»»

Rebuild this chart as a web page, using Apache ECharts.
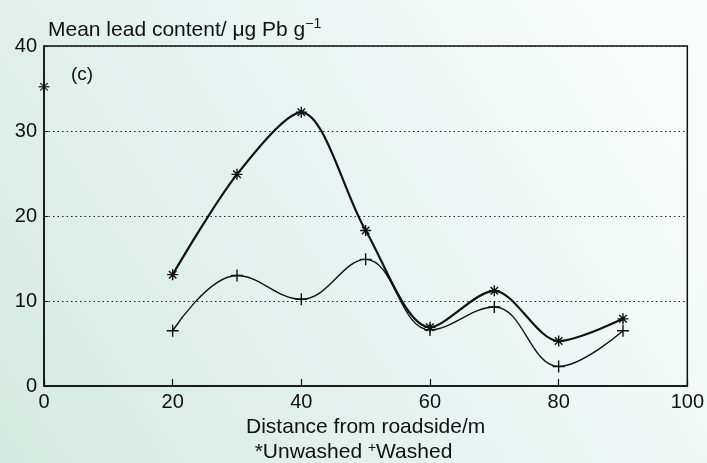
<!DOCTYPE html>
<html>
<head>
<meta charset="utf-8">
<script src="https://cdn.jsdelivr.net/npm/echarts@6/dist/echarts.min.js"></script>
<style>
html,body{margin:0;padding:0;}
#c{width:707px;height:463px;}
</style>
</head>
<body>
<div id="c"></div>
<script>
// Data
const distances = [0, 20, 30, 40, 50, 60, 70, 80, 90];
const unwashed = [35.2, 13.1, 24.9, 32.2, 18.3, 6.9, 11.2, 5.3, 7.9];
const washedDist = [20, 30, 40, 50, 60, 70, 80, 90];
const washed = [6.5, 13.0, 10.2, 14.9, 6.6, 9.3, 2.3, 6.5];
const xTicks = [0, 20, 40, 60, 80, 100];
const yTicks = [0, 10, 20, 30, 40];

const STAR = 'path://M5,0 L5,10 M0,5 L10,5 M1.6,1.6 L8.4,8.4 M8.4,1.6 L1.6,8.4';
const PLUS = 'path://M5,0 L5,10 M0,5 L10,5';
const FONT = '"Liberation Sans", Arial, sans-serif';
const FS = 20;
const FSN = 21;

const unwashedLine = distances.slice(1).map((d, i) => [d, unwashed[i + 1]]);
const unwashedLone = [[distances[0], unwashed[0]]];
const washedLine = washedDist.map((d, i) => [d, washed[i]]);

const chart = echarts.init(document.getElementById('c'));
chart.setOption({
  animation: false,
  backgroundColor: new echarts.graphic.LinearGradient(0, 1, 1, 0, [
    {offset: 0, color: '#d2eae1'},
    {offset: 0.5, color: '#e8f4f1'},
    {offset: 1, color: '#fbfdfc'}
  ]),
  textStyle: {fontFamily: FONT},
  title: [
    {
      text: 'Mean lead content/ μg Pb g{sup|−1}',
      left: 43, top: 12,
      textStyle: {
        fontFamily: FONT, fontSize: FSN, fontWeight: 'normal', color: '#111',
        rich: {sup: {fontSize: 14, verticalAlign: 'top', padding: [0, 0, 12, 0], color: '#111', fontFamily: FONT}}
      }
    },
    {
      text: '(c)',
      left: 66, top: 60,
      textStyle: {fontFamily: FONT, fontSize: 19, fontWeight: 'normal', color: '#111'}
    },
    {
      text: '*Unwashed {sup|+}Washed',
      left: 'center', top: 436,
      textStyle: {
        fontFamily: FONT, fontSize: FSN, fontWeight: 'normal', color: '#111',
        rich: {sup: {fontSize: 14, padding: [0, 0, 9, 0], color: '#111', fontFamily: FONT}}
      }
    }
  ],
  grid: {
    left: 44, right: 19, top: 46, bottom: 77,
    show: true, borderColor: '#111', borderWidth: 1.5, backgroundColor: 'transparent'
  },
  xAxis: {
    type: 'value', min: 0, max: 100, interval: 20,
    name: 'Distance from roadside/m', nameLocation: 'middle', nameGap: 31,
    nameTextStyle: {fontFamily: FONT, fontSize: FSN, color: '#111'},
    axisLine: {lineStyle: {color: '#111', width: 1.5}},
    axisTick: {inside: true, length: 7, lineStyle: {color: '#111', width: 1.2}},
    axisLabel: {fontFamily: FONT, fontSize: FS, color: '#111', margin: 6,
      formatter: v => xTicks.includes(v) ? String(v) : ''},
    splitLine: {show: false}
  },
  yAxis: {
    type: 'value', min: 0, max: 40, interval: 10,
    axisLine: {show: true, lineStyle: {color: '#111', width: 1.5}},
    axisTick: {show: true, inside: true, length: 4, lineStyle: {color: '#111', width: 1}},
    axisLabel: {fontFamily: FONT, fontSize: FS, color: '#111', margin: 7,
      formatter: v => yTicks.includes(v) ? String(v) : ''},
    splitLine: {show: true, lineStyle: {color: '#222', type: [1.5, 3], width: 1.2}}
  },
  series: [
    {
      type: 'line', data: unwashedLine, smooth: 0.3,
      symbol: STAR, symbolSize: 11,
      lineStyle: {color: '#111', width: 2.2},
      itemStyle: {color: 'rgba(0,0,0,0)', borderColor: '#111', borderWidth: 1.4},
      z: 3
    },
    {
      type: 'scatter', data: unwashedLone, clip: false,
      symbol: STAR, symbolSize: 11,
      itemStyle: {color: 'rgba(0,0,0,0)', borderColor: '#111', borderWidth: 1.4},
      z: 4
    },
    {
      type: 'line', data: washedLine, smooth: 0.4,
      symbol: PLUS, symbolSize: 12,
      lineStyle: {color: '#111', width: 1.4},
      itemStyle: {color: 'rgba(0,0,0,0)', borderColor: '#111', borderWidth: 1.4},
      z: 3
    }
  ]
});
</script>
</body>
</html>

««

Job » Set the data above down again exactly as given, with no pictures.

Solution »
Rebuild this chart as a web page, using Apache ECharts.
<!DOCTYPE html>
<html>
<head>
<meta charset="utf-8">
<script src="https://cdn.jsdelivr.net/npm/echarts@6/dist/echarts.min.js"></script>
<style>
html,body{margin:0;padding:0;}
#c{width:707px;height:463px;}
</style>
</head>
<body>
<div id="c"></div>
<script>
// Data
const distances = [0, 20, 30, 40, 50, 60, 70, 80, 90];
const unwashed = [35.2, 13.1, 24.9, 32.2, 18.3, 6.9, 11.2, 5.3, 7.9];
const washedDist = [20, 30, 40, 50, 60, 70, 80, 90];
const washed = [6.5, 13.0, 10.2, 14.9, 6.6, 9.3, 2.3, 6.5];
const xTicks = [0, 20, 40, 60, 80, 100];
const yTicks = [0, 10, 20, 30, 40];

const STAR = 'path://M5,0 L5,10 M0,5 L10,5 M1.6,1.6 L8.4,8.4 M8.4,1.6 L1.6,8.4';
const PLUS = 'path://M5,0 L5,10 M0,5 L10,5';
const FONT = '"Liberation Sans", Arial, sans-serif';
const FS = 20;
const FSN = 21;

const unwashedLine = distances.slice(1).map((d, i) => [d, unwashed[i + 1]]);
const unwashedLone = [[distances[0], unwashed[0]]];
const washedLine = washedDist.map((d, i) => [d, washed[i]]);

const chart = echarts.init(document.getElementById('c'));
chart.setOption({
  animation: false,
  backgroundColor: new echarts.graphic.LinearGradient(0, 1, 1, 0, [
    {offset: 0, color: '#d2eae1'},
    {offset: 0.5, color: '#e8f4f1'},
    {offset: 1, color: '#fbfdfc'}
  ]),
  textStyle: {fontFamily: FONT},
  title: [
    {
      text: 'Mean lead content/ μg Pb g{sup|−1}',
      left: 43, top: 12,
      textStyle: {
        fontFamily: FONT, fontSize: FSN, fontWeight: 'normal', color: '#111',
        rich: {sup: {fontSize: 14, verticalAlign: 'top', padding: [0, 0, 12, 0], color: '#111', fontFamily: FONT}}
      }
    },
    {
      text: '(c)',
      left: 66, top: 60,
      textStyle: {fontFamily: FONT, fontSize: 19, fontWeight: 'normal', color: '#111'}
    },
    {
      text: '*Unwashed {sup|+}Washed',
      left: 'center', top: 436,
      textStyle: {
        fontFamily: FONT, fontSize: FSN, fontWeight: 'normal', color: '#111',
        rich: {sup: {fontSize: 14, padding: [0, 0, 9, 0], color: '#111', fontFamily: FONT}}
      }
    }
  ],
  grid: {
    left: 44, right: 19, top: 46, bottom: 77,
    show: true, borderColor: '#111', borderWidth: 1.5, backgroundColor: 'transparent'
  },
  xAxis: {
    type: 'value', min: 0, max: 100, interval: 20,
    name: 'Distance from roadside/m', nameLocation: 'middle', nameGap: 31,
    nameTextStyle: {fontFamily: FONT, fontSize: FSN, color: '#111'},
    axisLine: {lineStyle: {color: '#111', width: 1.5}},
    axisTick: {inside: true, length: 7, lineStyle: {color: '#111', width: 1.2}},
    axisLabel: {fontFamily: FONT, fontSize: FS, color: '#111', margin: 6,
      formatter: v => xTicks.includes(v) ? String(v) : ''},
    splitLine: {show: false}
  },
  yAxis: {
    type: 'value', min: 0, max: 40, interval: 10,
    axisLine: {show: true, lineStyle: {color: '#111', width: 1.5}},
    axisTick: {show: true, inside: true, length: 4, lineStyle: {color: '#111', width: 1}},
    axisLabel: {fontFamily: FONT, fontSize: FS, color: '#111', margin: 7,
      formatter: v => yTicks.includes(v) ? String(v) : ''},
    splitLine: {show: true, lineStyle: {color: '#222', type: [1.5, 3], width: 1.2}}
  },
  series: [
    {
      type: 'line', data: unwashedLine, smooth: 0.3,
      symbol: STAR, symbolSize: 11,
      lineStyle: {color: '#111', width: 2.2},
      itemStyle: {color: 'rgba(0,0,0,0)', borderColor: '#111', borderWidth: 1.4},
      z: 3
    },
    {
      type: 'scatter', data: unwashedLone, clip: false,
      symbol: STAR, symbolSize: 11,
      itemStyle: {color: 'rgba(0,0,0,0)', borderColor: '#111', borderWidth: 1.4},
      z: 4
    },
    {
      type: 'line', data: washedLine, smooth: 0.4,
      symbol: PLUS, symbolSize: 12,
      lineStyle: {color: '#111', width: 1.4},
      itemStyle: {color: 'rgba(0,0,0,0)', borderColor: '#111', borderWidth: 1.4},
      z: 3
    }
  ]
});
</script>
</body>
</html>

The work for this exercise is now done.